— Request —
Sift the listing for lines that hold the string "React" and pull them out.

— Dataset section —
====================

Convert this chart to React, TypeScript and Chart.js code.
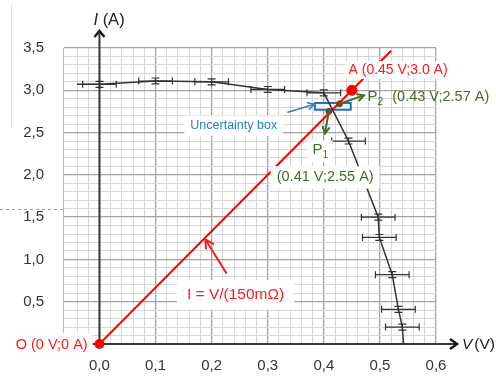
import React, { useEffect, useRef } from 'react';
import { Chart, registerables } from 'chart.js';

Chart.register(...registerables);

// ---- data ----
const curveV = [-0.04, 0.0, 0.1, 0.2, 0.3, 0.4, 0.444, 0.497, 0.499, 0.522, 0.533, 0.54, 0.542];
const curveI = [3.07, 3.07, 3.11, 3.1, 3.01, 2.97, 2.4, 1.5, 1.26, 0.82, 0.41, 0.2, 0.0];
const measV = [0.0, 0.1, 0.2, 0.3, 0.4, 0.444, 0.497, 0.499, 0.522, 0.533, 0.54];
const measI = [3.07, 3.11, 3.1, 3.01, 2.97, 2.4, 1.5, 1.26, 0.82, 0.41, 0.2];
const errV = 0.03;
const errI = 0.035;
const lineV = [0, 0.52];
const lineI = [0, 3.467];
const pointOV = [0];
const pointOI = [0];
const pointAV = [0.45];
const pointAI = [3.0];
const pV = [0.409, 0.428];
const pI = [2.75, 2.84];
const boxV = [0.384, 0.448];
const boxI = [2.77, 2.85];
const xTickValues = [0, 0.1, 0.2, 0.3, 0.4, 0.5, 0.6];
const xTickLabels = ['0,0', '0,1', '0,2', '0,3', '0,4', '0,5', '0,6'];
const yTickValues = [0.5, 1.0, 1.5, 2.0, 2.5, 3.0, 3.5];
const yTickLabels = ['0,5', '1,0', '1,5', '2,0', '2,5', '3,0', '3,5'];

const FONT = '"Liberation Sans", Arial, sans-serif';
const RED = '#ff1a1a';
const GREEN = '#476a2e';
const BLUE_TEXT = '#1f7fce';

const isMulti = (v: number, step: number) => Math.abs(v / step - Math.round(v / step)) < 1e-6;
const findLabel = (v: number, vals: number[], labels: string[]) => {
  for (let i = 0; i < vals.length; i++) if (Math.abs(v - vals[i]) < 1e-6) return labels[i];
  return '';
};

function textBox(ctx: CanvasRenderingContext2D, text: string, x: number, y: number, font: string, color: string, align: 'left' | 'right', padX: number, padY: number, bg = true) {
  ctx.font = font;
  const w = ctx.measureText(text).width;
  const left = align === 'left' ? x : x - w;
  const size = parseFloat(font.match(/([\d.]+)px/)![1]);
  if (bg) {
    ctx.fillStyle = '#ffffff';
    ctx.fillRect(left - padX, y - size / 2 - padY, w + padX * 2, size + padY * 2);
  }
  ctx.fillStyle = color;
  ctx.textAlign = 'left';
  ctx.textBaseline = 'middle';
  ctx.fillText(text, left, y);
  return w;
}

function arrow(ctx: CanvasRenderingContext2D, x0: number, y0: number, x1: number, y1: number, color: string, width: number, head: number) {
  ctx.strokeStyle = color;
  ctx.lineWidth = width;
  ctx.lineCap = 'round';
  ctx.beginPath();
  ctx.moveTo(x0, y0);
  ctx.lineTo(x1, y1);
  ctx.stroke();
  const a = Math.atan2(y1 - y0, x1 - x0);
  ctx.beginPath();
  ctx.moveTo(x1 - head * Math.cos(a - 0.5), y1 - head * Math.sin(a - 0.5));
  ctx.lineTo(x1, y1);
  ctx.lineTo(x1 - head * Math.cos(a + 0.5), y1 - head * Math.sin(a + 0.5));
  ctx.stroke();
}

const overlay = {
  id: 'overlay',
  beforeDatasetsDraw(chart: any) {
    const { ctx, chartArea, scales } = chart;
    const x = scales.x, y = scales.y;
    ctx.save();
    // faint artefacts at left
    ctx.strokeStyle = '#9a9a9a';
    ctx.lineWidth = 1;
    ctx.setLineDash([3, 3]);
    ctx.beginPath();
    const yd = Math.round(y.getPixelForValue(1.6)) + 0.5;
    ctx.moveTo(0, yd);
    ctx.lineTo(chartArea.left, yd);
    ctx.stroke();
    ctx.setLineDash([]);
    ctx.strokeStyle = '#dddddd';
    ctx.beginPath();
    ctx.moveTo(11.5, 5);
    ctx.lineTo(11.5, 128);
    ctx.stroke();

    // uncertainty box
    const bx0 = x.getPixelForValue(boxV[0]);
    const bx1 = x.getPixelForValue(boxV[1]);
    const by0 = y.getPixelForValue(boxI[1]);
    const by1 = y.getPixelForValue(boxI[0]);
    ctx.fillStyle = '#eef4fb';
    ctx.fillRect(bx0, by0, bx1 - bx0, by1 - by0);
    ctx.strokeStyle = '#1f6fbd';
    ctx.lineWidth = 2;
    ctx.strokeRect(bx0, by0, bx1 - bx0, by1 - by0);

    // axes with arrows
    const x0 = x.getPixelForValue(0);
    const y0 = y.getPixelForValue(0);
    ctx.strokeStyle = '#3a3a3a';
    ctx.lineWidth = 2;
    ctx.beginPath();
    ctx.moveTo(x0, y0);
    ctx.lineTo(x0, chartArea.top - 16);
    ctx.moveTo(chartArea.left, y0);
    ctx.lineTo(chartArea.right + 20, y0);
    ctx.stroke();
    ctx.strokeStyle = '#1a1a1a';
    ctx.lineWidth = 2.5;
    ctx.lineJoin = 'miter';
    ctx.beginPath();
    const ty = chartArea.top - 17;
    ctx.moveTo(x0 - 5, ty + 6);
    ctx.lineTo(x0, ty);
    ctx.lineTo(x0 + 5, ty + 6);
    const tx = chartArea.right + 21;
    ctx.moveTo(tx - 7, y0 - 5);
    ctx.lineTo(tx, y0);
    ctx.lineTo(tx - 7, y0 + 5);
    ctx.stroke();
    ctx.restore();
  },
  afterDatasetsDraw(chart: any) {
    const { ctx, chartArea, scales } = chart;
    const x = scales.x, y = scales.y;
    const px = (v: number) => x.getPixelForValue(v);
    const py = (v: number) => y.getPixelForValue(v);
    ctx.save();

    // error bars
    ctx.strokeStyle = '#333333';
    ctx.lineWidth = 1.2;
    for (let i = 0; i < measV.length; i++) {
      const cx = px(measV[i]), cy = py(measI[i]);
      const l = px(measV[i] - errV), r = px(measV[i] + errV);
      const t = py(measI[i] + errI), b = py(measI[i] - errI);
      ctx.beginPath();
      ctx.moveTo(l, cy); ctx.lineTo(r, cy);
      ctx.moveTo(l, cy - 3.5); ctx.lineTo(l, cy + 3.5);
      ctx.moveTo(r, cy - 3.5); ctx.lineTo(r, cy + 3.5);
      ctx.moveTo(cx, t); ctx.lineTo(cx, b);
      ctx.moveTo(cx - 4, t); ctx.lineTo(cx + 4, t);
      ctx.moveTo(cx - 4, b); ctx.lineTo(cx + 4, b);
      ctx.stroke();
    }

    // arrows
    arrow(ctx, px(pV[1]), py(pI[1]), px(0.4715), py(2.94), GREEN, 2, 7);
    arrow(ctx, px(pV[0]), py(pI[0]), px(0.402), py(2.49), GREEN, 2, 7);
    arrow(ctx, px(0.336), py(2.74), px(0.383), py(2.835), '#3b78c9', 1.5, 7);
    arrow(ctx, px(0.226), py(0.84), px(0.189), py(1.235), RED, 2, 9);

    // labels
    textBox(ctx, 'A (0.45 V;3.0 A)', px(0.444), py(3.24), `14px ${FONT}`, RED, 'left', 3, 2);
    // P2
    {
      const lx = px(0.478), ly = py(2.92);
      ctx.font = `15px ${FONT}`;
      ctx.fillStyle = GREEN;
      ctx.textBaseline = 'middle';
      ctx.textAlign = 'left';
      ctx.fillText('P', lx, ly);
      const w = ctx.measureText('P').width;
      ctx.font = `10px ${FONT}`;
      ctx.fillText('2', lx + w, ly + 5);
      textBox(ctx, '(0.43 V;2.57 A)', px(0.522), ly, `14.5px ${FONT}`, GREEN, 'left', 2, 2, false);
    }
    textBox(ctx, 'Uncertainty box', px(0.162), py(2.58), `12.5px ${FONT}`, BLUE_TEXT, 'left', 6, 4);
    // P1
    {
      const lx = px(0.38), ly = py(2.29);
      ctx.font = `15px ${FONT}`;
      const w = ctx.measureText('P').width;
      ctx.fillStyle = '#ffffff';
      ctx.fillRect(lx - 4, ly - 10, w + 14, 22);
      ctx.fillStyle = GREEN;
      ctx.textBaseline = 'middle';
      ctx.textAlign = 'left';
      ctx.fillText('P', lx, ly);
      ctx.font = `10px ${FONT}`;
      ctx.fillText('1', lx + w, ly + 5);
    }
    textBox(ctx, '(0.41 V;2.55 A)', px(0.316), py(1.97), `14.5px ${FONT}`, GREEN, 'left', 6, 4);
    textBox(ctx, 'I = V/(150m\u03A9)', px(0.156), py(0.58), `15.5px ${FONT}`, RED, 'left', 10, 7);
    textBox(ctx, 'O (0 V;0 A)', px(-0.021), py(0) + 1, `14.5px ${FONT}`, RED, 'right', 5, 5);

    // red dot O on top of its label box
    ctx.fillStyle = '#ff0000';
    ctx.beginPath();
    ctx.arc(px(pointOV[0]), py(pointOI[0]), 5, 0, Math.PI * 2);
    ctx.fill();

    // axis titles
    {
      const ax = px(0) - 6, ay = chartArea.top - 28;
      ctx.fillStyle = '#222';
      ctx.textBaseline = 'middle';
      ctx.textAlign = 'left';
      ctx.font = `italic 16.5px ${FONT}`;
      ctx.fillText('I', ax, ay);
      const w = ctx.measureText('I ').width;
      ctx.font = `16.5px ${FONT}`;
      ctx.fillText('(A)', ax + w, ay);
    }
    {
      const ax = chartArea.right + 26, ay = py(0) + 1;
      ctx.fillStyle = '#222';
      ctx.textBaseline = 'middle';
      ctx.textAlign = 'left';
      ctx.font = `italic 15.5px ${FONT}`;
      ctx.fillText('V', ax, ay);
      const w = ctx.measureText('V').width;
      ctx.font = `15.5px ${FONT}`;
      ctx.fillText('(V)', ax + w + 2, ay);
    }
    ctx.restore();
  },
};

const gridColor = (step: number) => (c: any) => {
  const v = c.tick ? c.tick.value : 0;
  return isMulti(v, step) ? '#a3a3a3' : '#d6d6d6';
};
const gridWidth = (step: number) => (c: any) => {
  const v = c.tick ? c.tick.value : 0;
  return isMulti(v, step) ? 1.3 : 1;
};

export default function App() {
  const ref = useRef<HTMLCanvasElement>(null);
  useEffect(() => {
    if (!ref.current) return;
    const chart = new Chart(ref.current, {
      type: 'line',
      data: {
        datasets: [
          {
            label: 'curve',
            data: curveV.map((v, i) => ({ x: v, y: curveI[i] })),
            borderColor: '#333333',
            borderWidth: 1.5,
            pointRadius: 0,
            tension: 0,
            fill: false,
          },
          {
            label: 'law',
            data: lineV.map((v, i) => ({ x: v, y: lineI[i] })),
            borderColor: '#ff0000',
            borderWidth: 2,
            pointRadius: 0,
            fill: false,
          },
          {
            label: 'A',
            data: pointAV.map((v, i) => ({ x: v, y: pointAI[i] })),
            showLine: false,
            pointRadius: 5,
            pointBackgroundColor: '#ff0000',
            pointBorderColor: '#ff0000',
          },
          {
            label: 'P',
            data: pV.map((v, i) => ({ x: v, y: pI[i] })),
            showLine: false,
            pointRadius: 3,
            pointBackgroundColor: '#3f5f28',
            pointBorderColor: '#3f5f28',
          },
        ],
      },
      options: {
        responsive: false,
        animation: false,
        layout: { padding: { left: 0, top: 48, right: 60, bottom: 0 } },
        plugins: { legend: { display: false }, tooltip: { enabled: false } },
        scales: {
          x: {
            type: 'linear',
            min: -0.065,
            max: 0.6,
            afterFit: (s: any) => { s.height = 33; },
            ticks: {
              stepSize: 0.02,
              autoSkip: false,
              maxRotation: 0,
              padding: 13,
              color: '#333333',
              font: { family: FONT, size: 15 },
              callback: (v: any) => findLabel(Number(v), xTickValues, xTickLabels),
            },
            grid: { color: gridColor(0.1), lineWidth: gridWidth(0.1), drawTicks: false },
            border: { display: true, color: '#b5b5b5' },
          },
          y: {
            type: 'linear',
            min: 0,
            max: 3.5,
            afterFit: (s: any) => { s.width = 63; },
            ticks: {
              stepSize: 0.1,
              autoSkip: false,
              padding: 19,
              color: '#333333',
              font: { family: FONT, size: 15 },
              callback: (v: any) => findLabel(Number(v), yTickValues, yTickLabels),
            },
            grid: { color: gridColor(0.5), lineWidth: gridWidth(0.5), drawTicks: false },
            border: { display: true, color: '#b5b5b5' },
          },
        },
      },
      plugins: [overlay],
    } as any);
    return () => chart.destroy();
  }, []);
  return (
    <div style={{ position: 'fixed', left: 0, top: 0, width: 496, height: 377, background: '#fff' }}>
      <canvas ref={ref} width={496} height={377} style={{ width: 496, height: 377, display: 'block' }} />
    </div>
  );
}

====================

— The response —
Convert this chart to React, TypeScript and Chart.js code.
import React, { useEffect, useRef } from 'react';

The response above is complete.